3. D'autre part, aux termes de l'article L. 111-6 du code de l'entrée et du séjour des étrangers et du droit d'asile, alors en vigueur : " La vérification de tout acte d'état civil étranger est effectuée dans les conditions définies par l'article 47 du code civil. (...) ". Aux termes de l'article 47 du code civil : " Tout acte de l'état civil des Français et des étrangers fait en pays étranger et rédigé dans les formes usitées dans ce pays fait foi, sauf si d'autres actes ou pièces détenus, des données extérieures ou des éléments tirés de l'acte lui-même établissent, le cas échéant après toutes vérifications utiles, que cet acte est irrégulier, falsifié ou que les faits qui y sont déclarés ne correspondent pas à la réalité ". Il résulte de ces dispositions que la force probante d'un acte d'état civil établi à l'étranger peut être combattue par tout moyen susceptible d'établir que l'acte en cause est irrégulier, falsifié ou inexact. En cas de contestation par l'administration de la valeur probante d'un acte d'état civil établi à l'étranger, il appartient au juge administratif de former sa conviction au vu de l'ensemble des éléments produits par les parties.

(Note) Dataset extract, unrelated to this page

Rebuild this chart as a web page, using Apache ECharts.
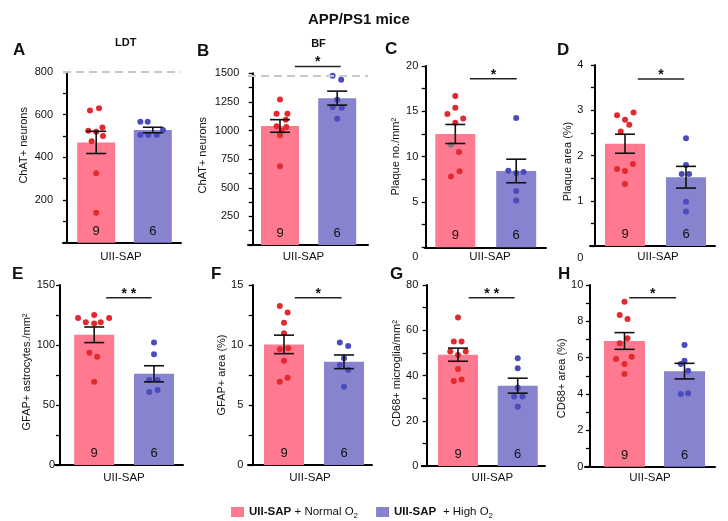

4. Enfin, aux termes de l'article 311-1 du code civil : " La possession d'état s'établit par une réunion suffisante de faits qui révèlent le lien de filiation et de parenté entre une personne et la famille à laquelle elle est dite appartenir. / Les principaux de ces faits sont : / 1° Que cette personne a été traitée par celui ou ceux dont on la dit issue comme leur enfant et qu'elle-même les a traités comme son ou ses parents ; / 2° Que ceux-ci ont, en cette qualité, pourvu à son éducation, à son entretien ou à son installation ; / 3° Que cette personne est reconnue comme leur enfant, dans la société et par la famille ; / 4° Qu'elle est considérée comme telle par l'autorité publique ; / 5° Qu'elle porte le nom de celui ou ceux dont on la dit issue. " Selon l'article 311-2 du même code : " La possession d'état doit être continue, paisible, publique et non équivoque. "

5. Il ressort de la décision contestée de la commission de recours contre les décisions de refus de visa d'entrée en France que celle-ci s'est fondée sur le motif tiré de ce que l'acte de naissance de l'enfant est inauthentique, et qu'en l'absence de production de pièces suffisamment probantes susceptibles de justifier d'une possession d'état, son identité et, partant, le lien familial allégué avec la réfugiée, ne sont pas établis.

6. À l'appui de la demande de visa de l'enfant a été produite une copie intégrale du certificat de naissance n° 1281103 de A... B..., né le 5 février 2014 à Prétoria, de Mme C... B... E... et de père inconnu, délivrée le 1er mars 2014 par le ministère de l'intérieur d'Afrique du Sud. Il ressort des pièces du dossier que ce certificat, qui ne fait au demeurant référence à aucun registre, comporte un cachet par tampon dateur directement imprimé sur le certificat au lieu d'être humide et contient, en outre, une faute d'orthographe grossière en ce qu'il est inscrit " Regonal Office Pretoria " en lieu et place de " Regional Office Pretoria ". Eu égard à ces anomalies, l'acte d'état civil produit est dépourvu de toute valeur probante.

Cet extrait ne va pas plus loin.